Tuesday, September 25, 2012

Palazzo Vecchio

19 Settembre
A tour of the "secret rooms" in the Palazzo Vecchio with our guide, Marcello Massimo.

Photo courtesy Meredith Taylor
To begin, he led us outside the museum and through a narrow door in the wall up a dark, narrow winding staircase and into a small room that had once been a bath. On the wall was a picture of the room purporting to show how it once looked, with a fireplace and four poster bed.  Our guide said there had never been a fireplace in the room and that when the room was constructed fireplaces were restricted to exterior rooms for safety. We then passed through a door at the back and into the most marvellous room I have seen to date in Italy, the Studiolo of Francesco I. My better half has already mentioned the portrait of the Grand Duchess Eleonora da Toledo high on one wall of this room.
What I noticed was the absence of Christian iconography. How refreshing after all those Madonnas and Crucifixes to see a room decorated with nymphs and other classical figures of pagan Greece and Rome.

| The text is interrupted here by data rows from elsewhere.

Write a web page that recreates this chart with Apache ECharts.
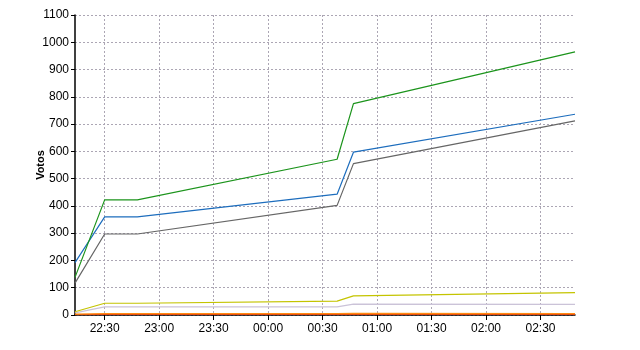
<!DOCTYPE html>
<html>
<head>
<meta charset="utf-8">
<script src="https://cdn.jsdelivr.net/npm/echarts@6/dist/echarts.min.js"></script>
<style>html,body{margin:0;padding:0;background:#fff}#c{width:640px;height:350px}</style>
</head>
<body>
<div id="c"></div>
<script>
// sample times (HH:MM:SS)
var times = ["22:13:40", "22:30:00", "22:48:00", "00:38:00", "00:47:00", "02:49:00"];
var tickLabels = ["22:30", "23:00", "23:30", "00:00", "00:30", "01:00", "01:30", "02:00", "02:30"];
var yTicks = [0, 100, 200, 300, 400, 500, 600, 700, 800, 900, 1000, 1100];
var greenVals = [138, 422, 422, 571, 775, 965];
var blueVals = [192, 360, 360, 443, 597, 736];
var grayVals = [117, 297, 297, 402, 555, 712];
var yellowVals = [12, 43, 43, 51, 70, 82];
var lightVals = [8, 30, 30, 30, 40, 39];
var orangeVals = [3, 5, 5, 5, 6, 5];
var redVals = [1, 2, 2, 2, 2, 2];

function toMin(s) {
  var p = s.split(":").map(Number);
  var m = p[0] * 60 + p[1] + (p[2] || 0) / 60;
  if (p[0] < 12) m += 24 * 60;
  return m - (22 * 60 + 30);
}
var xs = times.map(toMin);
var tickVals = tickLabels.map(toMin);
function pairs(v) { return xs.map(function (x, i) { return [x, v[i]]; }); }
function fmt(v) {
  var m = Math.round(v + 22 * 60 + 30) % (24 * 60);
  var h = Math.floor(m / 60), mm = m % 60;
  return (h < 10 ? "0" : "") + h + ":" + (mm < 10 ? "0" : "") + mm;
}
var gridColor = "#aca6b4";
var chart = echarts.init(document.getElementById("c"), null, { renderer: "canvas" });
function line(name, data, color) {
  return { name: name, type: "line", data: pairs(data), symbol: "none", animation: false,
    lineStyle: { color: color, width: 1.2 }, itemStyle: { color: color } };
}
chart.setOption({
  animation: false,
  grid: { left: 75, right: 65, top: 15, bottom: 35, containLabel: false },
  xAxis: {
    type: "value", min: xs[0], max: xs[xs.length - 1],
    axisLine: { show: true, onZero: false, lineStyle: { color: "#000", width: 1.5 } },
    axisTick: { show: true, customValues: tickVals, length: 5, lineStyle: { color: "#000" } },
    axisLabel: { customValues: tickVals, formatter: fmt, color: "#000", fontFamily: "Liberation Sans, Arial", fontSize: 12, margin: 8 },
    splitLine: { show: true, customValues: tickVals, lineStyle: { color: gridColor, type: [2, 2], width: 1 } }
  },
  yAxis: {
    type: "value", min: 0, max: 1100, interval: 100,
    name: "Votos", nameLocation: "middle", nameGap: 29, nameMoveOverlap: false,
    nameTextStyle: { fontWeight: "bold", fontSize: 11, fontFamily: "Liberation Sans, Arial", color: "#000" },
    axisLine: { show: true, onZero: false, lineStyle: { color: "#000", width: 1.5 } },
    axisTick: { show: true, length: 4, lineStyle: { color: "#000" } },
    axisLabel: { color: "#000", fontFamily: "Liberation Sans, Arial", fontSize: 12, margin: 6,
      formatter: function (v) { return String(v); } },
    splitLine: { show: true, lineStyle: { color: gridColor, type: [2, 2], width: 1 } }
  },
  series: [
    line("light", lightVals, "#cbc3d8"),
    line("yellow", yellowVals, "#c4c400"),
    line("red", redVals, "#e03a10"),
    line("orange", orangeVals, "#ff8a10"),
    line("gray", grayVals, "#666666"),
    line("blue", blueVals, "#1d6dbd"),
    line("green", greenVals, "#1c941c")
  ]
});
</script>
</body>
</html>
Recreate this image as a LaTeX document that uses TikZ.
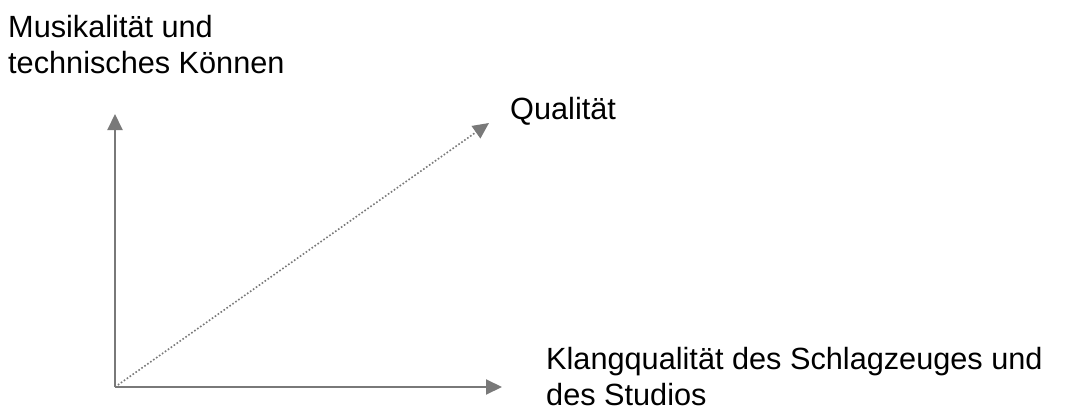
\documentclass[tikz,border=0pt]{standalone}
\usepackage{fontspec}
\setmainfont{Liberation Sans}
\usetikzlibrary{arrows.meta}

\tikzset{
  axis/.style = {draw=gray!95!black, line width=2bp, -{Triangle[length=16bp, width=15bp]}},
  quality/.style = {draw=gray!95!black, line width=1.6bp, dotted, -{Triangle[length=16bp, width=15bp]}},
  lbl/.style = {inner sep=0pt, align=left, font=\fontsize{30.8}{35.5}\selectfont}
}

\begin{document}
\begin{tikzpicture}[x=1bp, y=1bp]
  \useasboundingbox (0,0) rectangle (1077,412);

  \coordinate (origin) at (115,25);
  \coordinate (ytip) at (115,298);
  \coordinate (xtip) at (502,25);
  \coordinate (qtip) at (489,289);

  \draw[axis] (origin) -- (ytip);
  \draw[axis] (origin) -- (xtip);
  \draw[quality] (origin) -- (qtip);

  % base anchor sits on the last line
  \node[lbl, anchor=base west] (musik) at (8,339) {Musikalität und\\technisches Können};
  \node[lbl, anchor=base west] (qual) at (510,293) {Qualität};
  \node[lbl, anchor=base west] (klang) at (546,7) {Klangqualität des Schlagzeuges und\\des Studios};
\end{tikzpicture}
\end{document}
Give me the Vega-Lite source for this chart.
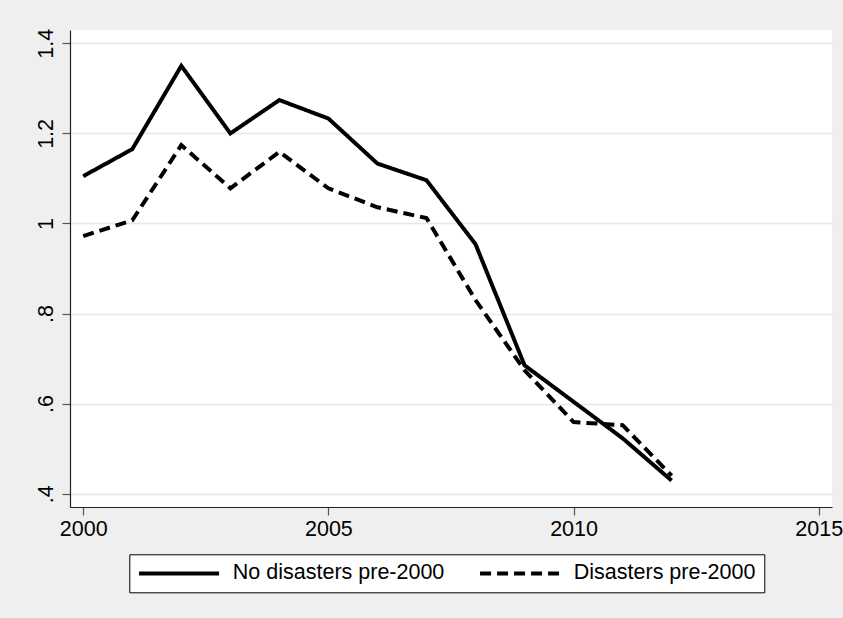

The portraits on the walls were in heavy frames which swung open to reveal shelves for books or treasure or, in one case, another narrow staircase.
Photo courtesy Wikipedia Commons 
On a balcony on the third floor we were close to the ceiling of the great reception hall, the Salone dei Cinquicento.
Duke Cosimo had Vasari raise the ceiling of this room, presumably to make it more impressive to visiting dignitaries, and I wondered how such a large space could be constructed without resorting to the arches and flying buttresses found in cathedals. Our guide led us up a final flight of stairs to what I'd call the attic where we found the answer: wooden trusses which support the ceiling and "float" on the walls of the building.